In 1990–1991, the Australian Morbidity and Therapeutic Study in general practice found that males aged 15–24 constituted 4.3% of all encounters and females constituted 6.7% [15]. During the fiscal year 1995/1996, the Australian Health Insurance Commission reported that males aged 15–24 had 4 310 252 encounters in general practice, at an average rate of 270 per GP per annum, or 4.1% of all encounters. Females aged 15–24 had 7 283 933 encounters, an average of 456 per GP per annum, constituting 6.9% of all encounters. Using the age–gender specific incidence reported in New South Wales [2, table 2], the incidence in males aged 15–24 would be 109 per 100 000 and in females 66 per 100 000 [2]. Thus, in order to yield 200 cases, it would be required to screen 114 285 individuals. Assuming approximately 100 encounters per GP per week, and assuming that males and females together constitute 11.0% of encounters, 10 390 GP-weeks would be needed, which translates to approximately 200 GPs screening for 52 weeks (or 400 for 26 weeks, and so on). This seems feasible in large metropolitan areas, where the number of GPs could be increased in order to decrease the screening load per GP or to decrease the length of time in which screening would be in operation. However, the geographical spread of a GP workforce this broad would clearly require a large logistic effort, involving multiple sites of operations, particularly if screen positives and samples of screen negatives are required to be assessed with thorough diagnostic techniques.
Given that there may be sufficient samples available to develop and test a screener for schizophrenia, there remains a set of well-recognised conditions that favour early diagnosis [16]. Does early diagnosis lead to improved clinical outcomes?

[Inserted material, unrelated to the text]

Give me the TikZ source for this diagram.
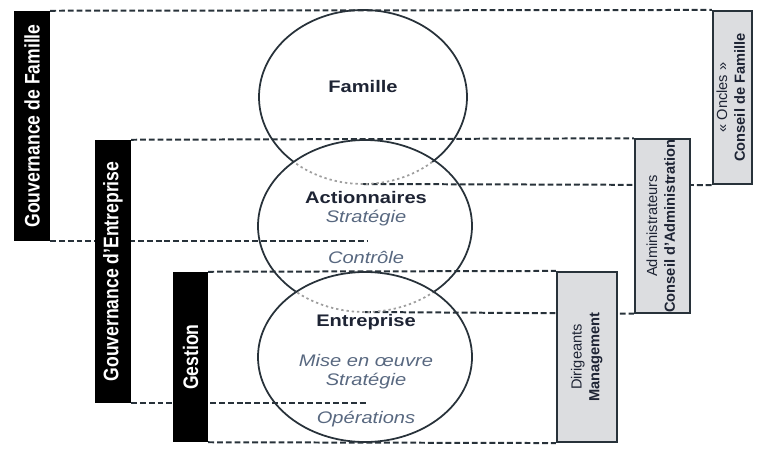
\documentclass[tikz,border=0pt]{standalone}
\usepackage{fontspec}
\setmainfont{Liberation Sans}
\newfontfamily\widefont[FakeStretch=1.2]{Liberation Sans}
\usepackage{graphicx}
\usepackage{tikz}
\usetikzlibrary{backgrounds}
\definecolor{inkline}{RGB}{40,50,58}
\definecolor{inktext}{RGB}{30,36,52}
\definecolor{softtext}{RGB}{88,104,128}
\definecolor{boxgray}{RGB}{220,221,224}

\begin{document}
\begin{tikzpicture}[x=0.03cm, y=-0.03cm,
    govbox/.style={fill=black, text=white, inner sep=0, font=\fontsize{15}{18}\selectfont\bfseries},
    rolebox/.style={draw=inkline, line width=1.8pt, fill=boxgray, text=inktext, inner sep=0, font=\fontsize{12.5}{15}\selectfont},
    dline/.style={draw=inkline, line width=1.7pt, dash pattern=on 5pt off 2.5pt},
    ring/.style={draw=inkline, line width=1.5pt},
    hidden/.style={draw=gray!75, line width=1.5pt, dash pattern=on 2pt off 2.5pt},
    title/.style={font=\widefont\fontsize{14.3}{17}\selectfont\bfseries, text=inktext},
    sub/.style={font=\widefont\fontsize{14.3}{17}\selectfont\itshape, text=softtext}
  ]
  \useasboundingbox (0,0) rectangle (760,450);

  \node[govbox, minimum width=1.08cm, minimum height=6.9cm] (famgov) at (32,126) {\rotatebox{90}{\scalebox{1}[1.2]{Gouvernance de Famille}}};
  \node[govbox, minimum width=1.08cm, minimum height=7.89cm] (entgov) at (113,271.5) {\rotatebox{90}{\scalebox{1}[1.2]{Gouvernance d'Entreprise}}};
  \node[govbox, minimum width=1.05cm, minimum height=5.1cm] (gestion) at (190.5,357) {\rotatebox{90}{\scalebox{1}[1.2]{Gestion}}};

  \node[rolebox, minimum width=1.17cm, minimum height=5.19cm] (conseil) at (732.5,97.5)
    {\rotatebox{90}{\begin{tabular}{@{}c@{}}« Oncles »\\ \textbf{Conseil de Famille}\end{tabular}}};
  \node[rolebox, minimum width=1.65cm, minimum height=5.16cm] (admin) at (662.5,226)
    {\rotatebox{90}{\begin{tabular}{@{}c@{}}Administrateurs\\ \textbf{Conseil d'Administration}\end{tabular}}};
  \node[rolebox, minimum width=1.8cm, minimum height=5.1cm] (dirig) at (587,357)
    {\rotatebox{90}{\begin{tabular}{@{}c@{}}Dirigeants\\ \textbf{Management}\end{tabular}}};

  \coordinate (famtail) at (363,184);
  \coordinate (acttail) at (365,312);
  \coordinate (actmid) at (368,226);

  \draw[ring] plot[domain=131.7:408.3, samples=90, smooth] ({363+104*cos(\x)},{97+87*sin(\x)});
  \draw[hidden] plot[domain=48.3:131.7, samples=30, smooth] ({363+104*cos(\x)},{97+87*sin(\x)});
  \draw[ring] plot[domain=130.4:409.6, samples=90, smooth] ({365+107*cos(\x)},{226+86*sin(\x)});
  \draw[hidden] plot[domain=49.6:130.4, samples=30, smooth] ({365+107*cos(\x)},{226+86*sin(\x)});
  \draw[ring] (365,357) ellipse [x radius=107, y radius=85];

  \node[title] (famille) at (363,87) {Famille};
  \node[title] (actionnaires) at (366,198) {Actionnaires};
  \node[sub] (strat1) at (366,218) {Stratégie};
  \node[sub] (controle) at (366,257) {Contrôle};
  \node[title] (entreprise) at (366,322) {Entreprise};
  \node[sub] (oeuvre) at (366,361) {Mise en œuvre};
  \node[sub] (strat2) at (366,381) {Stratégie};
  \node[sub] (operations) at (366,419) {Opérations};

  \begin{scope}[on background layer]
    \draw[dline] (famgov.north east) -- (conseil.north west);
    \draw[dline] (famgov.south east) -- (famgov.south east -| actmid);
    \draw[dline] (famtail) -- (conseil.south west);
    \draw[dline] (entgov.north east) -- (admin.north west);
    \draw[dline] (acttail) -- (admin.south west);
    \draw[dline] (entgov.south east) -- (entgov.south east -| actmid);
    \draw[dline] (gestion.north east) -- (dirig.north west);
    \draw[dline] (gestion.south east) -- (dirig.south west);
  \end{scope}
\end{tikzpicture}
\end{document}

Is clinical time and expertise available for confirmation of the diagnosis? Is clinical time and expertise available for long-term case management? Will patients comply with treatment? Has effectiveness of screening been demonstrated? Is screening accurate, acceptable and non-costly? The answers to these questions, aside from the statistical questions, ultimately determine the utility of screening. For example, in the case of breast cancer, it is argued that early diagnosis and surgical intervention can indeed lead to increased survival; confirmation of the diagnosis is readily and cheaply available; long-term case management is available through general and specialist practice; and that patients usually comply with treatment (surgery or chemotherapy). While the effectiveness of screening may remain debatable on methodological grounds [17], it is the case that mammography is accurate (very high sensitivity, specificity and predictive values), is generally widely acceptable and is relatively cheap. In the case of prostate cancer, however, early diagnosis and intervention carries a significant risk of impotence and urinary incontinence; the disease has a relatively long course (men may die with prostate cancer rather than of it) unlike breast cancer; effectiveness of screening has not been demonstrated; and the costs of screening are not greatly lower than the costs of intervention. Thus, mammography screening is acceptable, prostate screening is not. The answers to these questions will determine the acceptability of screening for schizophrenia in Australia.